Arpaio's comments followed Franks's announcement Thursday that he would resign his House seat after the House Ethics Committee said it would investigate his comments about surrogacy with female staffers.

"Due to my familiarity and experience with the process of surrogacy, I clearly became insensitive as to how the discussion of such an intensely personal topic might affect others," Franks said in a statement Wednesday. "I deeply regret that my discussion of this option and process in the workplace caused distress.” 

In the interview Thursday, Arpaio called Franks's resignation a "great loss" for the state of Arizona.

“He is a great man, and a great friend, and it’s a great loss for Arizona and our country," Arpaio said, before again dismissing the possibility of running for Franks's seat.
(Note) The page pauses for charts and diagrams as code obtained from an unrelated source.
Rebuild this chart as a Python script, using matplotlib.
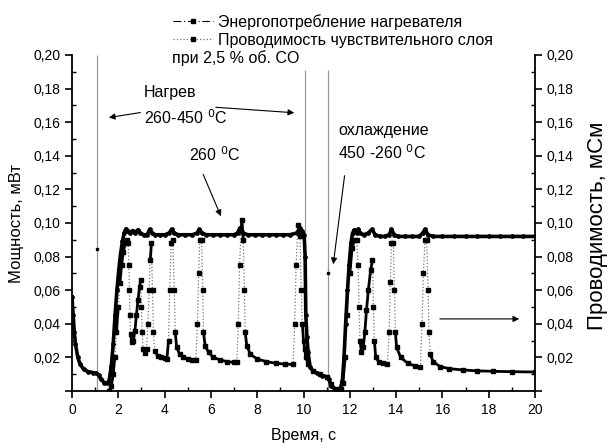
import numpy as np
import matplotlib.pyplot as plt
from matplotlib.collections import LineCollection
from matplotlib.lines import Line2D
from matplotlib.ticker import MultipleLocator, FuncFormatter

plt.rcParams['font.family'] = ['Liberation Sans', 'DejaVu Sans']

# ---- heater power (plateau curve)
power_t = [0.0, 0.05, 0.1, 0.15, 0.25, 0.35, 0.5, 0.7, 0.9, 1.05, 1.15, 1.25, 1.4, 1.5,
           1.6, 1.7, 1.78, 1.86, 1.94, 2.02, 2.1, 2.18, 2.25, 2.32, 2.4, 2.5, 2.62, 2.72,
           2.85, 2.95, 3.1, 3.25, 3.35, 3.45, 3.6, 3.8, 4.0, 4.2, 4.3, 4.42, 4.6, 4.9,
           5.2, 5.4, 5.5, 5.62, 5.8, 6.1, 6.4, 6.7, 7.0, 7.15, 7.25, 7.38, 7.6, 7.9,
           8.2, 8.5, 8.8, 9.1, 9.4, 9.7, 9.85, 9.95, 10.03, 10.07, 10.1, 10.15, 10.2,
           10.28, 10.4, 10.6, 10.8, 11.0, 11.1, 11.2, 11.35, 11.5, 11.6, 11.68, 11.75,
           11.82, 11.9, 11.97, 12.05, 12.12, 12.2, 12.3, 12.36, 12.45, 12.6, 12.8, 12.95,
           13.1, 13.3, 13.5, 13.7, 13.8, 13.92, 14.1, 14.4, 14.7, 15.0, 15.15, 15.25,
           15.38, 15.6, 16.0, 16.5, 17.0, 17.5, 18.0, 18.5, 19.0, 19.5, 20.0]
power_v = [0.056, 0.045, 0.035, 0.028, 0.02, 0.016, 0.013, 0.0115, 0.011, 0.0105, 0.0095,
           0.007, 0.005, 0.0045, 0.006, 0.015, 0.028, 0.045, 0.06, 0.072, 0.082, 0.089,
           0.094, 0.0965, 0.095, 0.094, 0.0955, 0.094, 0.096, 0.094, 0.093, 0.093, 0.0962,
           0.094, 0.093, 0.093, 0.093, 0.094, 0.0962, 0.094, 0.093, 0.093, 0.093, 0.094,
           0.0962, 0.094, 0.093, 0.093, 0.093, 0.093, 0.093, 0.094, 0.097, 0.094, 0.093,
           0.093, 0.093, 0.093, 0.093, 0.093, 0.093, 0.094, 0.097, 0.095, 0.093, 0.08,
           0.045, 0.032, 0.023, 0.0145, 0.012, 0.0105, 0.0092, 0.0085, 0.007, 0.003, 0.001,
           0.001, 0.002, 0.006, 0.02, 0.04, 0.06, 0.075, 0.088, 0.094, 0.096, 0.094,
           0.0962, 0.094, 0.093, 0.094, 0.0962, 0.093, 0.092, 0.092, 0.093, 0.0962, 0.093,
           0.092, 0.092, 0.092, 0.092, 0.094, 0.0962, 0.093, 0.092, 0.092, 0.092, 0.092,
           0.092, 0.092, 0.092, 0.092, 0.092, 0.092]

# ---- sensing layer conductance (spiky curve)
cond_t = [1.6, 1.7, 1.78, 1.85, 1.92, 2.0, 2.07, 2.14, 2.22, 2.3, 2.38, 2.43, 2.46, 2.48,
          2.5, 2.53, 2.58, 2.65, 2.72, 2.78, 2.85, 2.92, 2.97, 3.0, 3.03, 3.07, 3.15, 3.22,
          3.28, 3.33, 3.38, 3.43, 3.48, 3.52, 3.57, 3.7, 3.85, 4.0, 4.1, 4.17, 4.22, 4.28,
          4.35, 4.42, 4.46, 4.52, 4.65, 4.8, 5.0, 5.2, 5.35, 5.42, 5.47, 5.52, 5.6, 5.65,
          5.68, 5.75, 5.9, 6.1, 6.4, 6.7, 7.0, 7.12, 7.18, 7.24, 7.3, 7.34, 7.4, 7.45,
          7.48, 7.55, 7.7, 8.0, 8.4, 8.8, 9.2, 9.55, 9.62, 9.68, 9.76, 9.85, 9.9, 9.95,
          10.0, 10.05, 10.1, 10.2, 10.4, 10.7, 11.0, 11.2, 11.4, 11.6, 11.7, 11.8, 11.9,
          12.0, 12.1, 12.2, 12.3, 12.36, 12.4, 12.44, 12.5, 12.58, 12.65, 12.72, 12.8,
          12.9, 12.98, 13.02, 13.06, 13.12, 13.25, 13.45, 13.62, 13.7, 13.75, 13.8, 13.88,
          13.93, 13.97, 14.02, 14.2, 14.5, 14.8, 15.05, 15.12, 15.18, 15.25, 15.32, 15.38,
          15.42, 15.47, 15.6, 15.9, 16.3, 16.9, 17.5, 18.2, 19.0, 20.0]
cond_v = [0.0, 0.003, 0.01, 0.02, 0.035, 0.05, 0.064, 0.075, 0.083, 0.088, 0.09, 0.088,
          0.075, 0.06, 0.045, 0.034, 0.029, 0.03, 0.036, 0.045, 0.054, 0.062, 0.066, 0.05,
          0.035, 0.025, 0.0225, 0.025, 0.04, 0.06, 0.078, 0.088, 0.06, 0.035, 0.024, 0.021,
          0.02, 0.0195, 0.019, 0.03, 0.06, 0.088, 0.09, 0.06, 0.035, 0.026, 0.022, 0.0205,
          0.019, 0.0185, 0.0185, 0.04, 0.07, 0.09, 0.09, 0.06, 0.035, 0.027, 0.023, 0.02,
          0.0185, 0.0175, 0.017, 0.017, 0.04, 0.075, 0.095, 0.102, 0.09, 0.06, 0.035,
          0.027, 0.022, 0.019, 0.0175, 0.0165, 0.016, 0.0158, 0.04, 0.075, 0.099, 0.092,
          0.06, 0.04, 0.03, 0.025, 0.02, 0.016, 0.012, 0.01, 0.0085, 0.004, 0.001, 0.001,
          0.005, 0.02, 0.045, 0.07, 0.085, 0.09, 0.09, 0.075, 0.05, 0.03, 0.0235, 0.026,
          0.035, 0.048, 0.06, 0.072, 0.078, 0.05, 0.03, 0.02, 0.0175, 0.0165, 0.016, 0.035,
          0.065, 0.088, 0.088, 0.06, 0.035, 0.026, 0.02, 0.0165, 0.015, 0.0145, 0.04, 0.07,
          0.09, 0.09, 0.06, 0.035, 0.022, 0.0175, 0.0145, 0.0133, 0.0125, 0.012, 0.0117,
          0.0115, 0.0113]

# thin grey switching lines
switch_t = [1.1, 10.06, 11.06]
switch_top = [0.20, 0.191, 0.191]
switch_bot = [0.0, 0.093, 0.0]
switch_dot_t = [1.1, 11.06]
switch_dot_v = [0.0845, 0.070]

fig = plt.figure(figsize=(6.11, 4.43), dpi=100)
ax = fig.add_axes([72 / 611, 1 - 391 / 443, 463 / 611, 336 / 443])

ax.vlines(switch_t, switch_bot, switch_top, colors='0.6', lw=0.9, zorder=1)
ax.plot(switch_dot_t, switch_dot_v, 's', color='k', ms=2, zorder=2)

# conductance: dotted where steep, solid black where slow
ct = np.array(cond_t)
cv = np.array(cond_v)
ax.plot(ct, cv, ls=':', color='0.45', lw=0.9, marker='s', ms=2.4,
        mfc='k', mec='k', zorder=3)
slope = np.abs(np.diff(cv) / np.diff(ct))
segs = np.stack([np.column_stack([ct[:-1], cv[:-1]]),
                 np.column_stack([ct[1:], cv[1:]])], axis=1)
lc = LineCollection(segs[slope < 0.2], colors='k', linewidths=2.0, zorder=3)
ax.add_collection(lc)

# power
ax.plot(power_t, power_v, '-', color='k', lw=2.6, marker='o', ms=2.4, zorder=4)

ax.set_xlim(0, 20)
ax.set_ylim(0, 0.20)
ax.spines['top'].set_visible(False)
ax.spines['right'].set_visible(False)
for s in ['left', 'bottom']:
    ax.spines[s].set_linewidth(1.3)

fmt = FuncFormatter(lambda v, p: '' if v < 0.005 else ('%.2f' % v).replace('.', ','))
ax.xaxis.set_major_locator(MultipleLocator(2))
ax.xaxis.set_minor_locator(MultipleLocator(1))
ax.yaxis.set_major_locator(MultipleLocator(0.02))
ax.yaxis.set_minor_locator(MultipleLocator(0.01))
ax.yaxis.set_major_formatter(fmt)
ax.tick_params(which='major', direction='out', length=5, width=1.2, labelsize=10)
ax.tick_params(which='minor', direction='in', length=3, width=1.0)

ax2 = ax.twinx()
ax2.set_ylim(0, 0.20)
ax2.spines['top'].set_visible(False)
ax2.spines['left'].set_visible(False)
ax2.spines['bottom'].set_visible(False)
ax2.spines['right'].set_linewidth(1.3)
ax2.yaxis.set_major_locator(MultipleLocator(0.02))
ax2.yaxis.set_minor_locator(MultipleLocator(0.01))
ax2.yaxis.set_major_formatter(fmt)
ax2.tick_params(which='major', direction='out', length=5, width=1.2, labelsize=10)
ax2.tick_params(which='minor', direction='in', length=3, width=1.0)

ax.set_xlabel('Время, с', fontsize=11.5, labelpad=8)
fig.text(17 / 611, 1 - 224 / 443, 'Мощность, мВт', fontsize=12, rotation=90,
         ha='center', va='center')
fig.text(597 / 611, 1 - 226 / 443, 'Проводимость, мСм', fontsize=16, rotation=90,
         ha='center', va='center')

# annotations
fs = 11.5
ap = dict(arrowstyle='-|>', color='k', lw=0.8, mutation_scale=9)
ax.text(3.11, 0.1774, 'Нагрев', fontsize=fs, va='center')
ax.text(3.11, 0.163, '260-450 $^{\\rm 0}$C', fontsize=fs, va='center')
ax.annotate('', xy=(1.47, 0.1625), xytext=(3.07, 0.166), arrowprops=ap)
ax.annotate('', xy=(9.72, 0.1655), xytext=(6.09, 0.169), arrowprops=ap)
ax.text(5.05, 0.1405, '260 $^{\\rm 0}$C', fontsize=fs, va='center')
ax.annotate('', xy=(6.48, 0.1025), xytext=(5.62, 0.1304), arrowprops=ap)
ax.text(11.49, 0.155, 'охлаждение', fontsize=fs, va='center')
ax.text(11.49, 0.142, '450 -260 $^{\\rm 0}$C', fontsize=fs, va='center')
ax.annotate('', xy=(11.27, 0.0738), xytext=(11.79, 0.1298), arrowprops=ap)
ax.annotate('', xy=(19.44, 0.0429), xytext=(15.77, 0.0429), arrowprops=ap)

# legend
h1 = Line2D([], [], color='k', lw=0.8, ls=(0, (7, 2.5, 1, 2.5)), marker='s', ms=2.2)
h2 = Line2D([], [], color='0.45', lw=0.9, ls=':', marker='s', ms=2.2, mfc='k', mec='k')
fig.legend([h1, h2], ['Энергопотребление нагревателя',
                      'Проводимость чувствительного слоя'],
           loc='upper left', bbox_to_anchor=(165 / 611, 1 - 6 / 443), frameon=False,
           fontsize=fs, handlelength=2.5, handletextpad=0.3, labelspacing=0.2,
           borderpad=0, numpoints=1)
fig.text(172 / 611, 1 - 58 / 443, 'при 2,5 % об. CO', fontsize=fs, va='center')

fig.savefig('out.png', dpi=100)
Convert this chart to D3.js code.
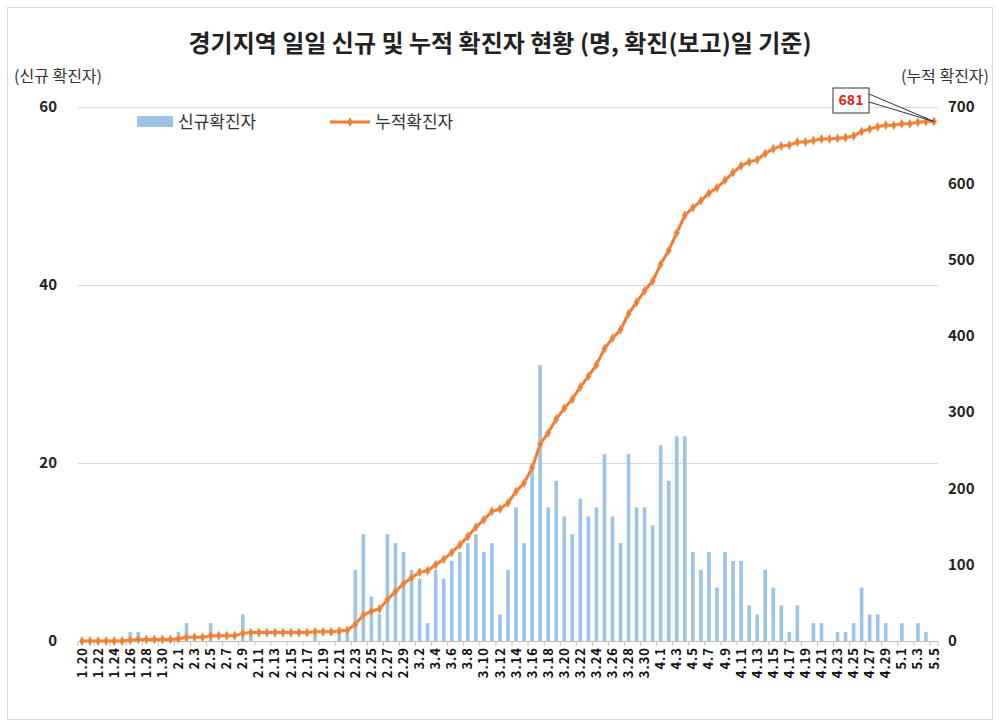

Arpaio noted in the interview that he does not reside within Franks's 8th District.

“No, I would not consider it, but I am considering running for the Senate, Flake’s seat,” Arpaio said. “I feel like I just gave you a little scoop there.”

Trump pardoned Arpaio earlier this year after the former sheriff was convicted of contempt of court for refusing to stop racially profiling Hispanics at traffic stops for the purpose of immigration checks.

“Sheriff Joe Arpaio is now 85 years old, and after more than 50 years of admirable service to our nation, he is a worthy candidate for a presidential pardon,” the White House said at the time.